You can boil or steam them but my favorite way to prepare beets is roasting them. It is the best way to bring out their natural sweetness and it is easy too. Wash them well and place them on a piece of foil and drizzle them with a little olive oil, salt and pepper. Wrap them up and place into a 400 degree oven for 60-90 minutes. The time can vary greatly depending on the size and age of the beets. I usually try to make sure they are all the same size so they cook evenly. They are ready when a sharp knife easily pierces them. When they are done remove them from the oven and let them cool. Trim the tops and bottoms, slip the skin off and cut into cubes, slices, or julienne. They will keep in the fridge for about a week so I usually cook more than I need so I can enjoy them for a few days. I like to put a little vinaigrette on them. They get tastier everyday as they marinate.
A colleague of mine made this salad for me years ago and it is still one of my favorites. It is a bit complex but you can prepare it well in advance and assemble it at the last minute. I use red and gold beets in this salad as it is both striking and elegant. You need to keep the two colors apart until you plate or the red beets will color the gold ones red. You can also substitute and improvise depending on what you have available and it will always come out great. I like to use manchego which is a firm, mild cheese from Spain; but, you may prefer a stronger cheese such as parmesan or dry jack. I made it before with both a blood orange or balsamic vinaigrettes. However, if you are using gold beets you need to use a pale color dressing like a champagne vinaigrette.
- 1 medium beet, roasted, peeled and sliced into julienne strips
- Wild arugula (a generous handful)
- One or two ounces of shaved Manchego
- 1 fresh date, pitted and sliced into strips
- A smattering of candied pecans (see recipe)
- Roast your beets, and cut into julienne strips.
- Add enough vinaigrette to lightly coat them. If you are using red and gold beets, keep them in separate bowls or they will all end up red.
- When you are ready to plate, put a handful of Arugula on each plate followed by the beets, cheese and slivered dates.
- Finish off by topping with the pecans.
- You may need a little more dressing, but usually I find that the dressing on the beets is sufficient.
- Serve immediately.
- ¼ sugar
- ¼ pecans, whole of slivered
- Heat a small non-stick pan over medium high heat. Add the sugar and constantly stir using a wooden spoon until the sugar has melted being careful not to let it burn.
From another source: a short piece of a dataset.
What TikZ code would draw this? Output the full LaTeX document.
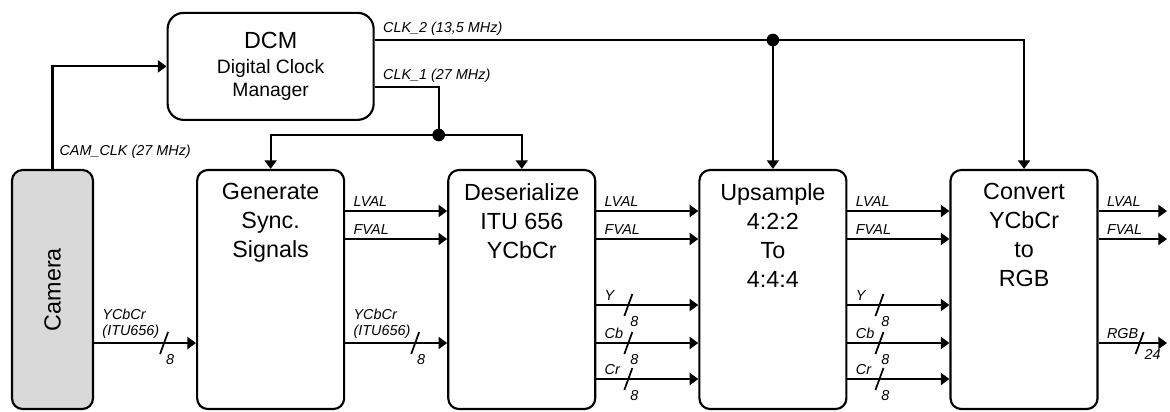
\documentclass[tikz,border=0pt]{standalone}
\usepackage{fontspec}
\setmainfont{Liberation Sans}
\usetikzlibrary{arrows.meta,positioning,calc}
\definecolor{CamGray}{HTML}{D9D9D9}

% bus width mark: name, point, width, offset of the width text
\newcommand{\busmark}[4]{%
  \draw[slash] ($(#2)+(-4,11)$) -- ($(#2)+(4,-11)$);
  \node[buslbl] (#1) at ($(#2)+(#4)$) {#3};
}

\begin{document}
\begin{tikzpicture}[
  x=0.75pt, y=-0.75pt,
  block/.style={draw, rounded corners=8pt, line width=1.6pt, minimum width=110.25pt,
    minimum height=179.25pt, inner sep=0pt},
  blocktxt/.style={anchor=north, align=center, inner sep=0pt, yshift=-10.5pt,
    font=\fontsize{17.5}{21.75}\selectfont},
  sig/.style={line width=1.6pt, -{Triangle[length=6.5pt,width=9pt]}},
  wire/.style={line width=1.6pt},
  lbl/.style={font=\fontsize{10.8}{12}\selectfont\itshape, inner sep=2.5pt,
    anchor=south west, xshift=3pt, align=left},
  buslbl/.style={font=\fontsize{10.8}{12}\selectfont\itshape, inner sep=0pt},
  slash/.style={line width=1.3pt},
  dot/.style={circle, fill, inner sep=0pt, minimum size=9.5pt},
  node distance=76.5pt
]
\useasboundingbox (0,0) rectangle (1170,411);

% processing blocks
\node[block, fill=CamGray, minimum width=60.75pt,
  label={[font=\fontsize{17.5}{21}\selectfont, rotate=90]center:Camera}] (cam) at (52.5,289.5) {};
\node[block, right=of cam, label={[blocktxt]north:{Generate\\Sync.\\Signals}}] (gen) {};
\node[block, right=of gen, label={[blocktxt]north:{Deserialize\\ITU 656\\YCbCr}}] (des) {};
\node[block, right=of des, label={[blocktxt]north:{Upsample\\4:2:2\\To\\4:4:4}}] (ups) {};
\node[block, right=of ups, label={[blocktxt]north:{Convert\\YCbCr\\to\\RGB}}] (conv) {};

\node[draw, rounded corners=12pt, line width=1.6pt, minimum width=154.5pt,
  minimum height=80.25pt, align=center, font=\fontsize{14.5}{17.25}\selectfont,
  above=36pt of gen] (dcm)
  {{\fontsize{17.5}{18}\selectfont DCM}\\[1pt]Digital Clock\\Manager};

% rows and clock taps
\coordinate (rowL) at (0,211);
\coordinate (rowF) at (0,239);
\coordinate (rowY) at (0,305);
\coordinate (rowD) at (0,343);
\coordinate (rowCr) at (0,379);
\coordinate (clk2) at (0,40);
\coordinate (clk1) at (0,87);
\coordinate (outx) at (1167,0);
\coordinate (j1) at ($(dcm.east |- 0,135)+(64,0)$);
\coordinate (j2) at (ups.north |- clk2);

% clocks
\draw[sig] (cam.north) |- (dcm.west)
  node[lbl, pos=0, xshift=-1pt, yshift=4.5pt] {CAM\_CLK (27 MHz)};
\draw[sig] (dcm.east |- clk2) -| (conv.north) node[lbl, pos=0] {CLK\_2 (13,5 MHz)};
\draw[sig] (j2) -- (ups.north);
\node[dot] (d2) at (j2) {};
\draw[wire] (dcm.east |- clk1) -| (j1) node[lbl, pos=0] {CLK\_1 (27 MHz)};
\draw[sig] (j1) -| (gen.north);
\draw[sig] (j1) -| (des.north);
\node[dot] (d1) at (j1) {};

% video data
\draw[sig] (cam.east |- rowD) -- (gen.west |- rowD) node[lbl, pos=0] {YCbCr\\(ITU656)};
\coordinate (mcam) at ($(cam.east |- rowD)+(70,0)$);
\busmark{wcam}{mcam}{8}{6,17}
\draw[sig] (gen.east |- rowD) -- (des.west |- rowD) node[lbl, pos=0] {YCbCr\\(ITU656)};
\coordinate (mgen) at ($(gen.east |- rowD)+(70,0)$);
\busmark{wgen}{mgen}{8}{6,17}

% sync signals
\foreach \a/\b in {gen/des, des/ups, ups/conv}
  \foreach \r/\t in {rowL/LVAL, rowF/FVAL}
    \draw[sig] (\a.east |- \r) -- (\b.west |- \r) node[lbl, pos=0] {\t};
\foreach \r/\t in {rowL/LVAL, rowF/FVAL}
  \draw[sig] (conv.east |- \r) -- (outx |- \r) node[lbl, pos=0] {\t};

% component buses
\foreach \a/\b in {des/ups, ups/conv}
  \foreach \r/\t in {rowY/Y, rowD/Cb, rowCr/Cr} {
    \draw[sig] (\a.east |- \r) -- (\b.west |- \r) node[lbl, pos=0] {\t};
    \coordinate (m) at ($(\a.east |- \r)+(32,0)$);
    \busmark{w\a\t}{m}{8}{6,17}
  }
\draw[sig] (conv.east |- rowD) -- (outx |- rowD) node[lbl, pos=0] {RGB};
\coordinate (mrgb) at ($(conv.east |- rowD)+(41,0)$);
\busmark{wrgb}{mrgb}{24}{13,11}

\end{tikzpicture}
\end{document}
You will notice it start to caramelize.
- Stir in the nuts to coat evenly.
- Turn out onto a sheet of parchment paper and allow to cool.
- 1 clove garlic, chopped
- 1 small shallot, sliced thinly, then chopped
- 2 tablespoons Dijon mustard
- ¼ cup Champagne vinegar
- ½ teaspoon salt
- ½ teaspoon fresh ground pepper
- ½ cup olive oil
- Combine the garlic, shallots, mustard, vinegar, salt and pepper in a bowl and mix well.
- Slowly add the oil in a slow steady stream while whisking vigorously. By adding the oil slowly, your dressing will “emulsify” and form a smooth velvety dressing that won’t easily separate.
- Taste and adjust the seasoning to suit yourself.